**Given material**
···
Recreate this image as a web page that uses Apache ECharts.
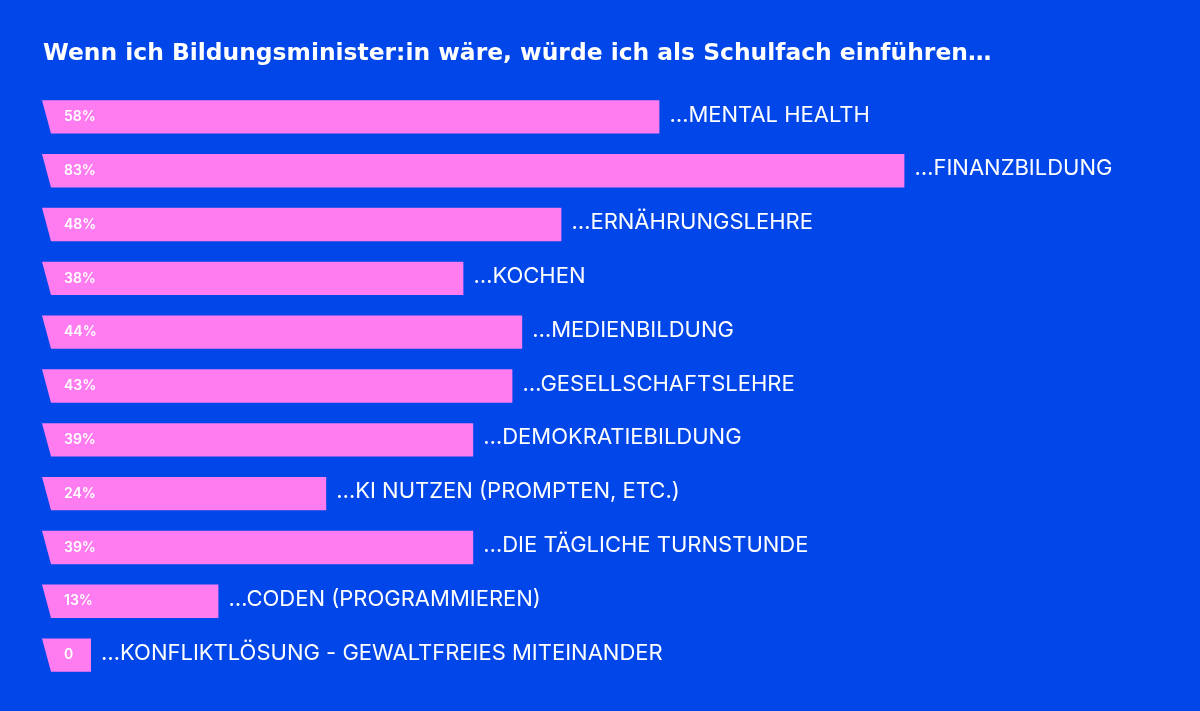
<!DOCTYPE html>
<html><head><meta charset="utf-8">
<script src="https://cdn.jsdelivr.net/npm/echarts@6/dist/echarts.min.js"></script>
<style>html,body{margin:0;padding:0;background:#0046E8;}#c{width:1200px;height:711px;}</style>
</head><body><div id="c"></div>
<script>
const title = 'Wenn ich Bildungsminister:in wäre, würde ich als Schulfach einführen…';
const categories = ['…MENTAL HEALTH','…FINANZBILDUNG','…ERNÄHRUNGSLEHRE','…KOCHEN','…MEDIENBILDUNG','…GESELLSCHAFTSLEHRE','…DEMOKRATIEBILDUNG','…KI NUTZEN (PROMPTEN, ETC.)','…DIE TÄGLICHE TURNSTUNDE','…CODEN (PROGRAMMIEREN)','…KONFLIKTLÖSUNG - GEWALTFREIES MITEINANDER'];
const values = [58,83,48,38,44,43,39,24,39,13,0];
const valueLabels = ['58%','83%','48%','38%','44%','43%','39%','24%','39%','13%','0'];

const AXIS_MIN = -5;
const chart = echarts.init(document.getElementById('c'));
chart.setOption({
  backgroundColor: '#0046E8',
  animation: false,
  title: {text: title, left: 38, top: 37, textStyle: {color: '#fff', fontFamily: 'DejaVu Sans', fontWeight: 'bold', fontSize: 23.4}},
  grid: {left: 42, right: 129, top: 90, bottom: 29},
  xAxis: {type: 'value', min: AXIS_MIN, max: 100, show: false},
  yAxis: {type: 'category', data: categories, inverse: true, show: false},
  series: [{
    type: 'custom',
    data: values.map((v, i) => [v, i]),
    encode: {x: 0, y: 1},
    renderItem: function (params, api) {
      const v = api.value(0), i = api.value(1);
      const start = api.coord([AXIS_MIN, i]);
      const end = api.coord([v, i]);
      const band = api.size([0, 1])[1];
      const h = band * 0.62;
      const top = start[1] - h / 2, bot = start[1] + h / 2;
      const slant = 9;
      return {
        type: 'group',
        children: [
          {type: 'polygon', shape: {points: [[start[0], top], [end[0], top], [end[0], bot], [start[0] + slant, bot]]}, style: {fill: '#FF7CF0'}},
          {type: 'text', style: {text: valueLabels[i], x: start[0] + 22, y: start[1], verticalAlign: 'middle', align: 'left', fill: '#fff', fontFamily: 'Inter', fontWeight: 600, fontSize: 14}},
          {type: 'text', style: {text: categories[i], x: end[0] + 10, y: start[1] - 2, verticalAlign: 'middle', align: 'left', fill: '#fff', fontFamily: 'Inter', fontWeight: 400, fontSize: 22}}
        ]
      };
    }
  }]
});
</script></body></html>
···
**Request**
Repeat the material exactly as it reads, without any of its pictures.

**Answer for the task**
Recreate this image as a web page that uses Apache ECharts.
<!DOCTYPE html>
<html><head><meta charset="utf-8">
<script src="https://cdn.jsdelivr.net/npm/echarts@6/dist/echarts.min.js"></script>
<style>html,body{margin:0;padding:0;background:#0046E8;}#c{width:1200px;height:711px;}</style>
</head><body><div id="c"></div>
<script>
const title = 'Wenn ich Bildungsminister:in wäre, würde ich als Schulfach einführen…';
const categories = ['…MENTAL HEALTH','…FINANZBILDUNG','…ERNÄHRUNGSLEHRE','…KOCHEN','…MEDIENBILDUNG','…GESELLSCHAFTSLEHRE','…DEMOKRATIEBILDUNG','…KI NUTZEN (PROMPTEN, ETC.)','…DIE TÄGLICHE TURNSTUNDE','…CODEN (PROGRAMMIEREN)','…KONFLIKTLÖSUNG - GEWALTFREIES MITEINANDER'];
const values = [58,83,48,38,44,43,39,24,39,13,0];
const valueLabels = ['58%','83%','48%','38%','44%','43%','39%','24%','39%','13%','0'];

const AXIS_MIN = -5;
const chart = echarts.init(document.getElementById('c'));
chart.setOption({
  backgroundColor: '#0046E8',
  animation: false,
  title: {text: title, left: 38, top: 37, textStyle: {color: '#fff', fontFamily: 'DejaVu Sans', fontWeight: 'bold', fontSize: 23.4}},
  grid: {left: 42, right: 129, top: 90, bottom: 29},
  xAxis: {type: 'value', min: AXIS_MIN, max: 100, show: false},
  yAxis: {type: 'category', data: categories, inverse: true, show: false},
  series: [{
    type: 'custom',
    data: values.map((v, i) => [v, i]),
    encode: {x: 0, y: 1},
    renderItem: function (params, api) {
      const v = api.value(0), i = api.value(1);
      const start = api.coord([AXIS_MIN, i]);
      const end = api.coord([v, i]);
      const band = api.size([0, 1])[1];
      const h = band * 0.62;
      const top = start[1] - h / 2, bot = start[1] + h / 2;
      const slant = 9;
      return {
        type: 'group',
        children: [
          {type: 'polygon', shape: {points: [[start[0], top], [end[0], top], [end[0], bot], [start[0] + slant, bot]]}, style: {fill: '#FF7CF0'}},
          {type: 'text', style: {text: valueLabels[i], x: start[0] + 22, y: start[1], verticalAlign: 'middle', align: 'left', fill: '#fff', fontFamily: 'Inter', fontWeight: 600, fontSize: 14}},
          {type: 'text', style: {text: categories[i], x: end[0] + 10, y: start[1] - 2, verticalAlign: 'middle', align: 'left', fill: '#fff', fontFamily: 'Inter', fontWeight: 400, fontSize: 22}}
        ]
      };
    }
  }]
});
</script></body></html>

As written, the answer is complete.